§ **WRITTEN PROBLEM**:
Each line that holds the word "Apache" should be returned.
====== THE RECORDS
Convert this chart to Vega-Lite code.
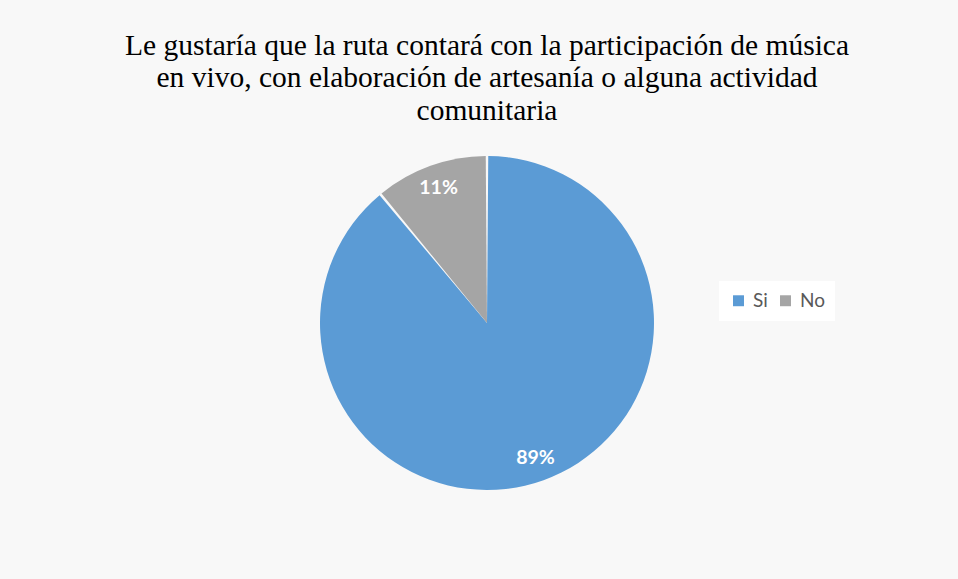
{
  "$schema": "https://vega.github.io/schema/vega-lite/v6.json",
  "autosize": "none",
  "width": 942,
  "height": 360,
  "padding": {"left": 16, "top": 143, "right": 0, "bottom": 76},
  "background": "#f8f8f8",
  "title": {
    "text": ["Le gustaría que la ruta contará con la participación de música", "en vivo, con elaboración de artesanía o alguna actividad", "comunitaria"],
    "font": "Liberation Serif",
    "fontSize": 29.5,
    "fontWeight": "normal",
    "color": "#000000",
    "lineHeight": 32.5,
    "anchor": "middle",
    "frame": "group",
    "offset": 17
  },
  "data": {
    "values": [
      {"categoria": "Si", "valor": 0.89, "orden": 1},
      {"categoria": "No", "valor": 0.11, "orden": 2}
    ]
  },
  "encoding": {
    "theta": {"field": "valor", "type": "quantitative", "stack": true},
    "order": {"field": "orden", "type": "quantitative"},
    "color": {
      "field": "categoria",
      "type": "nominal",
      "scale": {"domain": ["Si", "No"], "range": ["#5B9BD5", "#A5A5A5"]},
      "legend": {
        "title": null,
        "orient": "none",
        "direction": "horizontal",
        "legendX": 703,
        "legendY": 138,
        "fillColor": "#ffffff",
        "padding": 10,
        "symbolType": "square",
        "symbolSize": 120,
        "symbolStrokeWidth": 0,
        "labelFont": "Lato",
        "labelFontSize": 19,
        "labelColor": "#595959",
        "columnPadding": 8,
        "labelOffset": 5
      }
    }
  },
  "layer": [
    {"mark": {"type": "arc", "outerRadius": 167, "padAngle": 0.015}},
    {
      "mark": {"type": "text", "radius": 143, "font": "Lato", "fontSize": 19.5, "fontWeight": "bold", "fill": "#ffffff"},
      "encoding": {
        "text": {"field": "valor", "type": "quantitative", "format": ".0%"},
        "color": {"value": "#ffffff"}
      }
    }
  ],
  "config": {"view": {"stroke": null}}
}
============
====== THE RECORDS
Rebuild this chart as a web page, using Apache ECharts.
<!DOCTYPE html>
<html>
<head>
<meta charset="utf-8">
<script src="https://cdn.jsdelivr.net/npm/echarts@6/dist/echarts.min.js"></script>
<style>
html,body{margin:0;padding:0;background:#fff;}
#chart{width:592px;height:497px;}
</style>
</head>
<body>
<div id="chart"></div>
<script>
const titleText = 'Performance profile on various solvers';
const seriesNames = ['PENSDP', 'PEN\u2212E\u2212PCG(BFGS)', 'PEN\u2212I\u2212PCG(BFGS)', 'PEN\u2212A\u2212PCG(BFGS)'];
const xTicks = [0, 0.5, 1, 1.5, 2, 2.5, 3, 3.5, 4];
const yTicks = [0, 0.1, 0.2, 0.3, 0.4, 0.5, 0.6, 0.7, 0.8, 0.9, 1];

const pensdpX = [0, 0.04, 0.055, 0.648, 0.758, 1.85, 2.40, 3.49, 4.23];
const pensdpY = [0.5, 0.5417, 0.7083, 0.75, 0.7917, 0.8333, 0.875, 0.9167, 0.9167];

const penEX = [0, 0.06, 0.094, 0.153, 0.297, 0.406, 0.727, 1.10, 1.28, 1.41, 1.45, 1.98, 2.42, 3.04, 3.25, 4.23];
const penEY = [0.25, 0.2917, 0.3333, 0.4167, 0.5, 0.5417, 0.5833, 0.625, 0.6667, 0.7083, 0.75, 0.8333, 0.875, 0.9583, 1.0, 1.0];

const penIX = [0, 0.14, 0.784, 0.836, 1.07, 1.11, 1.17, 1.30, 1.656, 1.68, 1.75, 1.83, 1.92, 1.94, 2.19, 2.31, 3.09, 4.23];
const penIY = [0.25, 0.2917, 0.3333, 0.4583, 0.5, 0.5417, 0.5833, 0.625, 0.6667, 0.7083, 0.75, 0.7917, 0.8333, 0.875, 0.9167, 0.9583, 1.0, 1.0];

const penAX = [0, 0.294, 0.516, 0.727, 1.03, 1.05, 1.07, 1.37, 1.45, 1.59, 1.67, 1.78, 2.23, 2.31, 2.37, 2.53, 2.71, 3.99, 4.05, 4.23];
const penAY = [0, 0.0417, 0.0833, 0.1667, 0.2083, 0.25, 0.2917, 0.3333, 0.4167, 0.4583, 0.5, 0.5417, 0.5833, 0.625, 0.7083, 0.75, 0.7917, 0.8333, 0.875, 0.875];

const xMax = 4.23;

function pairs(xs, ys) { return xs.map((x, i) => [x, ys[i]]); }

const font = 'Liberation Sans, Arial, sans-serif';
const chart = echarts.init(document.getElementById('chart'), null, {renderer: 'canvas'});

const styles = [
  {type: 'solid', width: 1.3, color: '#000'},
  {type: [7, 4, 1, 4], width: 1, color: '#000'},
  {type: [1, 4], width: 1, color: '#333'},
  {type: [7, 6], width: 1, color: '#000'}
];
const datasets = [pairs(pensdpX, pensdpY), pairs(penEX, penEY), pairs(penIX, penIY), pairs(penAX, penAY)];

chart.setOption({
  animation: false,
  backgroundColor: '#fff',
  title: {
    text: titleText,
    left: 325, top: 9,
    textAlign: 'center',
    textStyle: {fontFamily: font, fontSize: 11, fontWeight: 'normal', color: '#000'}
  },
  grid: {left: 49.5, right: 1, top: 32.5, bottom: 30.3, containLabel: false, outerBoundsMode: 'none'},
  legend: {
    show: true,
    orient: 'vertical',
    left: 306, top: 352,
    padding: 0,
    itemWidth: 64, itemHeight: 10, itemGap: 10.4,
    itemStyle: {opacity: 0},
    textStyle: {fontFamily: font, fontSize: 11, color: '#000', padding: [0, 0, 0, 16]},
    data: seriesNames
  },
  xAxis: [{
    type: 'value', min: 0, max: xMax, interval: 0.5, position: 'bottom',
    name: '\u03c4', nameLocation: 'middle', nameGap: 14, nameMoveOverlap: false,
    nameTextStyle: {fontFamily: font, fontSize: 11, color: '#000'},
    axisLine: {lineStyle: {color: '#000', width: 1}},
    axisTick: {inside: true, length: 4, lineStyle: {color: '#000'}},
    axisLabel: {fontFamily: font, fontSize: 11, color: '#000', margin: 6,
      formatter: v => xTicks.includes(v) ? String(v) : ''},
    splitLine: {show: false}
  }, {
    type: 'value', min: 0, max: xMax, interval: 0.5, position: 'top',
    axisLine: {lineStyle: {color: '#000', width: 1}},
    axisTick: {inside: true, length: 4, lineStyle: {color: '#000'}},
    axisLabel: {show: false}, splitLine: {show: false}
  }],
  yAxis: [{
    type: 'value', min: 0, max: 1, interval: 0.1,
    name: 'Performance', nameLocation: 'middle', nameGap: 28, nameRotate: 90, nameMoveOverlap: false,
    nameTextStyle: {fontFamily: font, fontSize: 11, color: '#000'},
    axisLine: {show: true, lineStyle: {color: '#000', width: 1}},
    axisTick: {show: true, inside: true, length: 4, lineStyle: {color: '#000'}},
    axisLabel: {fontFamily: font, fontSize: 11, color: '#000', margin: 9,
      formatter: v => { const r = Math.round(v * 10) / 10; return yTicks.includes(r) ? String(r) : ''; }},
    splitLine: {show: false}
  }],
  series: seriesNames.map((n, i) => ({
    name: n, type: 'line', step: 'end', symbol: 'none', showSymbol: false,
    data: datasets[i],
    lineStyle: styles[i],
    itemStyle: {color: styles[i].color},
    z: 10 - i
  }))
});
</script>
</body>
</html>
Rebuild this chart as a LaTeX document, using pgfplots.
============
====== THE RECORDS
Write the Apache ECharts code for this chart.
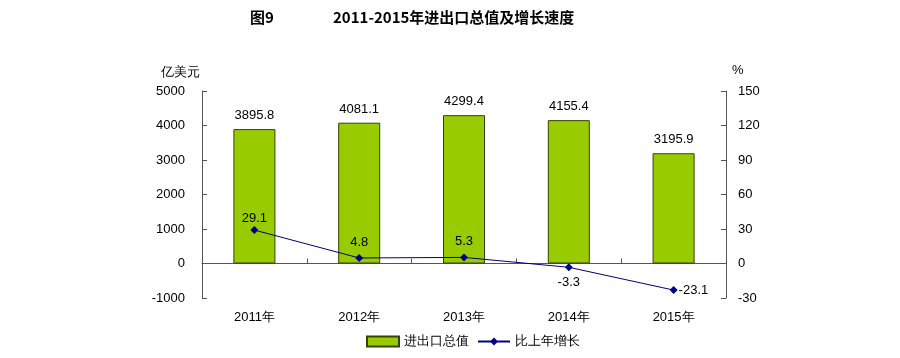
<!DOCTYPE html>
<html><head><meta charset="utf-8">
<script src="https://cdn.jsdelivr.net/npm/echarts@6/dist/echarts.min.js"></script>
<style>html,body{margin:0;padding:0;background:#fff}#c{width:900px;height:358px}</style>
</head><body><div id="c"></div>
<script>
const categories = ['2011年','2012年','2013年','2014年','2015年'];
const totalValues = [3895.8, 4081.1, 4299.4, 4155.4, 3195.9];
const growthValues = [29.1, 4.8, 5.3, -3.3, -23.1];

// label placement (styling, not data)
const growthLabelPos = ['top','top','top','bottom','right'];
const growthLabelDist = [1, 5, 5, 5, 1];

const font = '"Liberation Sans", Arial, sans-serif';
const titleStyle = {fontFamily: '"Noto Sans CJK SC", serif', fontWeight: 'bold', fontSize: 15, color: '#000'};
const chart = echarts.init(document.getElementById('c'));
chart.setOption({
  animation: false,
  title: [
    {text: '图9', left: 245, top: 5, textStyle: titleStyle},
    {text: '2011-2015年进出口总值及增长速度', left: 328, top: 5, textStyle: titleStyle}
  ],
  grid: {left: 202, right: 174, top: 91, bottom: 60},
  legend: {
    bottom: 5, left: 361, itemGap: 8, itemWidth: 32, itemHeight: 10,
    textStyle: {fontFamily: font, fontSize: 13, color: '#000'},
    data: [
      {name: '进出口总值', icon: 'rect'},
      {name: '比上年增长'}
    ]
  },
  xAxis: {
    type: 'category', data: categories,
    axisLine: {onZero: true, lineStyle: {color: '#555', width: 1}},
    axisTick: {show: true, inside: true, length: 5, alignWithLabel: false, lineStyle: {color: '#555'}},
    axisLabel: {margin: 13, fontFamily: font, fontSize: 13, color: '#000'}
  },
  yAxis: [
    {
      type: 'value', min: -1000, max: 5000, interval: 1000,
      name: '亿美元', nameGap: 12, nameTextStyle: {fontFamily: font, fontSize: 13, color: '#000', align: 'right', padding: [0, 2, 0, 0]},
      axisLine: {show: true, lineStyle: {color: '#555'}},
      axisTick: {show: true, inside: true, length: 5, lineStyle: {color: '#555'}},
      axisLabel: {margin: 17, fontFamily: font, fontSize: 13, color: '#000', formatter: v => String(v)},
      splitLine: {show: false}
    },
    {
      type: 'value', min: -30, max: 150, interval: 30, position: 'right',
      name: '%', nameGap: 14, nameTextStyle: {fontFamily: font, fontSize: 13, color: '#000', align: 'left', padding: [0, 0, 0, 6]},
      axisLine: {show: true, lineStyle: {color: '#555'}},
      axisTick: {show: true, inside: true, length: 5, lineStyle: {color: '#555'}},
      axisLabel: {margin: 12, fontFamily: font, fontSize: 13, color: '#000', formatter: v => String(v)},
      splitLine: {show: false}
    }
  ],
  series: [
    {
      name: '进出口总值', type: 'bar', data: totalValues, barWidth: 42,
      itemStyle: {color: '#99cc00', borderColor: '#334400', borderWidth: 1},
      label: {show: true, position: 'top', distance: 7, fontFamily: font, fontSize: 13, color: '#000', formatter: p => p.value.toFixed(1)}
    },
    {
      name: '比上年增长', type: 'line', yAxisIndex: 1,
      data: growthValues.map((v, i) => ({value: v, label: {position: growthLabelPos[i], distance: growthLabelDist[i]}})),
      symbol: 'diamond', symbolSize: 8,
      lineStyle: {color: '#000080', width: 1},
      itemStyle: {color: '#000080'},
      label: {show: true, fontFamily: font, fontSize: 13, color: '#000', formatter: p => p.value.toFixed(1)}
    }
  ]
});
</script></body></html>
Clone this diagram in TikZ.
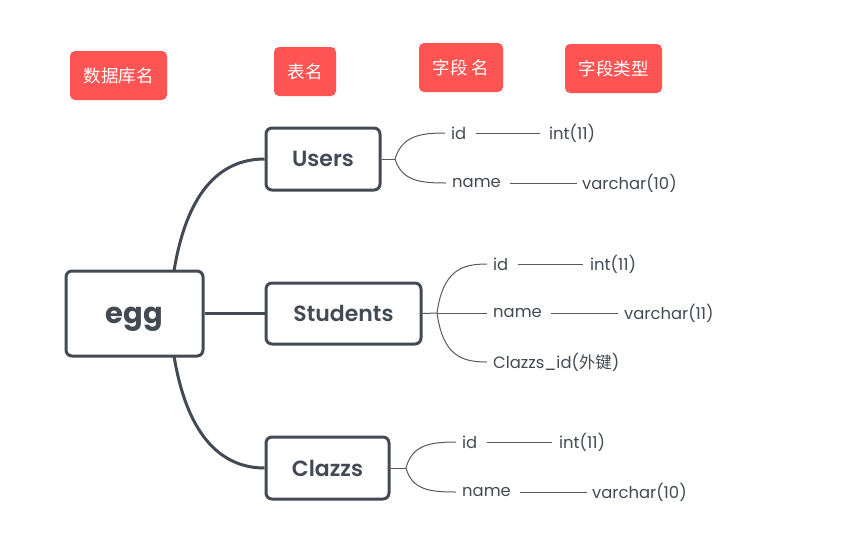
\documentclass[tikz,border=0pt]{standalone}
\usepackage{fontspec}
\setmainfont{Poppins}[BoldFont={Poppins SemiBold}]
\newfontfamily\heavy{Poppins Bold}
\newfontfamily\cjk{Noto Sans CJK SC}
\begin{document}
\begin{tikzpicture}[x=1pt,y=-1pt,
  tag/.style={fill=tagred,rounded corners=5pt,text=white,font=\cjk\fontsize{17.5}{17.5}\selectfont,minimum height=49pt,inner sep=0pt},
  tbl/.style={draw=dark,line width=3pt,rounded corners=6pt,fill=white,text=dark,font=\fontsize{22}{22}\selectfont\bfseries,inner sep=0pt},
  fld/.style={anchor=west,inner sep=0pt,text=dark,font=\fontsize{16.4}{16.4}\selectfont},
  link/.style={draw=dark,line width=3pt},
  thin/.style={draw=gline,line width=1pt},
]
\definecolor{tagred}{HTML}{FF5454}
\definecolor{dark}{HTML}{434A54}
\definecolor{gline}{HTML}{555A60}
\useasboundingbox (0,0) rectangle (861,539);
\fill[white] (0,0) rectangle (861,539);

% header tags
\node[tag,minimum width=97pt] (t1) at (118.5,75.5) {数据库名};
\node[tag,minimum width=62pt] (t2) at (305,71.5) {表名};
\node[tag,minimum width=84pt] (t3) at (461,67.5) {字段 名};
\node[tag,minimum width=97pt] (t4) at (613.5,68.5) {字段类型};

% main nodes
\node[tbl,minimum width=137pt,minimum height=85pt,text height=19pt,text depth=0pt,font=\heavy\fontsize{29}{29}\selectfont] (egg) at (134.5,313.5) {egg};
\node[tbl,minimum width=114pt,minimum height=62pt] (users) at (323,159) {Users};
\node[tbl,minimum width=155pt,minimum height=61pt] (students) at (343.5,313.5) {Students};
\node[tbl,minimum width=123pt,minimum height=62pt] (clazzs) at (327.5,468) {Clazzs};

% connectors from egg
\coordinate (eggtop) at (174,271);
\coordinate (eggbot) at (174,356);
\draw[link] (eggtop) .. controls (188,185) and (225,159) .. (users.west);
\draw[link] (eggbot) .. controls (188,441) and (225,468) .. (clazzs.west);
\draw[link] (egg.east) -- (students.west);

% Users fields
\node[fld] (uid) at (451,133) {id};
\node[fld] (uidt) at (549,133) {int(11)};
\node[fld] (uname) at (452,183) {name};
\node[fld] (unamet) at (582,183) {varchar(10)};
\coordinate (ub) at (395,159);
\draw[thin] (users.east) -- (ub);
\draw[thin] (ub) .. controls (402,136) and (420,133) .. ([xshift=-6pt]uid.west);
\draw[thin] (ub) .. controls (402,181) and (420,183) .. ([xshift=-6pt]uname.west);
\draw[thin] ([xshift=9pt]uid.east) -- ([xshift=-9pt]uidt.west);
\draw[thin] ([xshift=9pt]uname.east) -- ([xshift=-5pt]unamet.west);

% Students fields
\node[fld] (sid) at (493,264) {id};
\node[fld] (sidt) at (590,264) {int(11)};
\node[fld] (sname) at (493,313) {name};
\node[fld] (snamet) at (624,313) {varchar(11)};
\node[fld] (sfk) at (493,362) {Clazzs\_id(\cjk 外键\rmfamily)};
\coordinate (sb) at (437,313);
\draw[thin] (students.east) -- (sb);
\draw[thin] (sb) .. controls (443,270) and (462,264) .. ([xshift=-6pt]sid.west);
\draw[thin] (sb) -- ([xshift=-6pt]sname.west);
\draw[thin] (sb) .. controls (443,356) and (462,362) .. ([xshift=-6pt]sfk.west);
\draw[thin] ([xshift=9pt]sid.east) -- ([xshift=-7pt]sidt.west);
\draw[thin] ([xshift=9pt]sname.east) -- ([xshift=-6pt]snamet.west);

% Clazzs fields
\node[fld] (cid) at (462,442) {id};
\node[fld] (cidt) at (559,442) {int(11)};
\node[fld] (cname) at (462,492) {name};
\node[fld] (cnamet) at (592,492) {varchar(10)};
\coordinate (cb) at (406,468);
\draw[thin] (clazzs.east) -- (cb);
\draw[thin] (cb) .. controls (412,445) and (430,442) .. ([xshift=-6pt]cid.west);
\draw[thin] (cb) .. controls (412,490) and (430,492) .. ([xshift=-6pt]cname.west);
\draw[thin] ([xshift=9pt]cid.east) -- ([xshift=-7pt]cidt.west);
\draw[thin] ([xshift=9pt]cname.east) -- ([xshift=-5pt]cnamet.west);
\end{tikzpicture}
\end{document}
============
§ **THE SOLUTION**:
Rebuild this chart as a web page, using Apache ECharts.
Write the Apache ECharts code for this chart.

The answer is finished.